Academic evidence has increasingly mounted indicating that performance related pay leads to the opposite of the desired outcomes when it is applied to any work involving cognitive rather than physical skill. Research[5] funded by the Federal Reserve Bank undertaken at the Massachusetts Institute of Technology with input from professors from the University of Chicago and Carnegie Mellon University repeatedly demonstrated that as long as the tasks being undertaken are purely mechanical performance related pay works as expected. However once rudimentary cognitive skills are required it actually leads to poorer performance.

These experiments have since been repeated by a range of economists,[6][7] sociologists and psychologists with the same results.[8] Experiments were also undertaken in Madurai, India where the financial amounts involved represented far more significant sums to participants and the results were again repeated.
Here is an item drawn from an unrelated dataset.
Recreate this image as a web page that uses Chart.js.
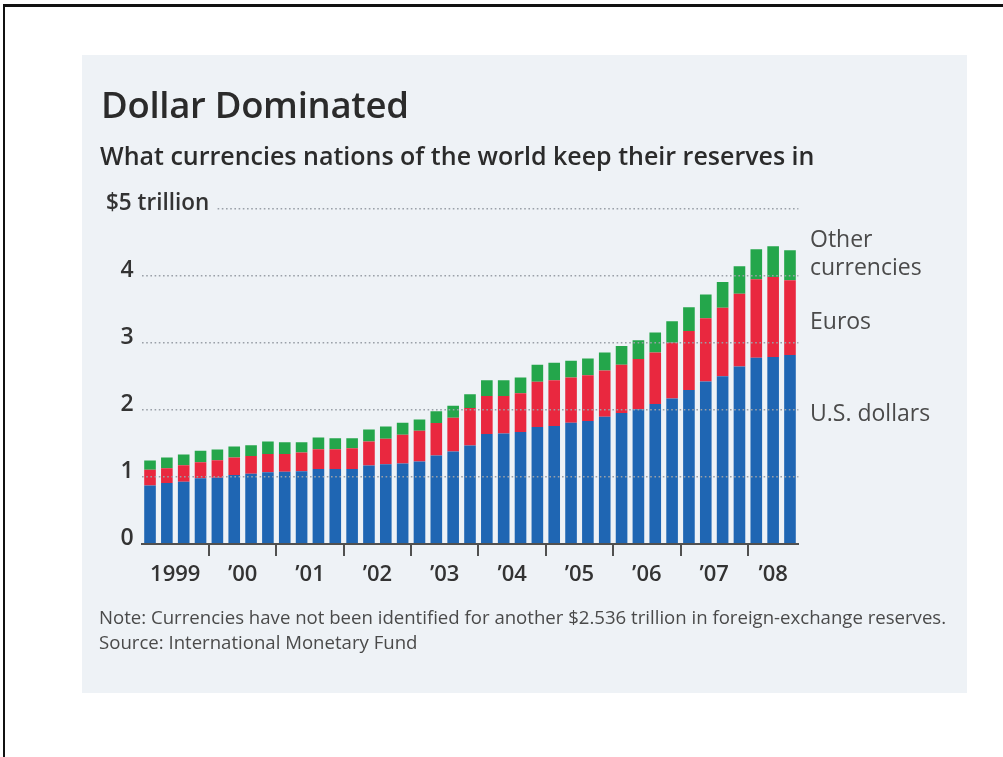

These findings have been specifically highlighted by Daniel H. Pink in his work examining how motivation works.[9]

Cultural aspects

An international study by Schuler and Rogovsky in 1998 pointed out that cultural differences affect the kind of reward systems that are in use. According to the study, there is a connection among

  • status-based reward systems (as opposed to achievement-based) and high uncertainty avoidance,
  • individual performance based systems and individualism,
  • systems incorporating extensive social benefits and femininity and
  • employee ownership plans with individualism, low uncertainty avoidance and low power distance.[10]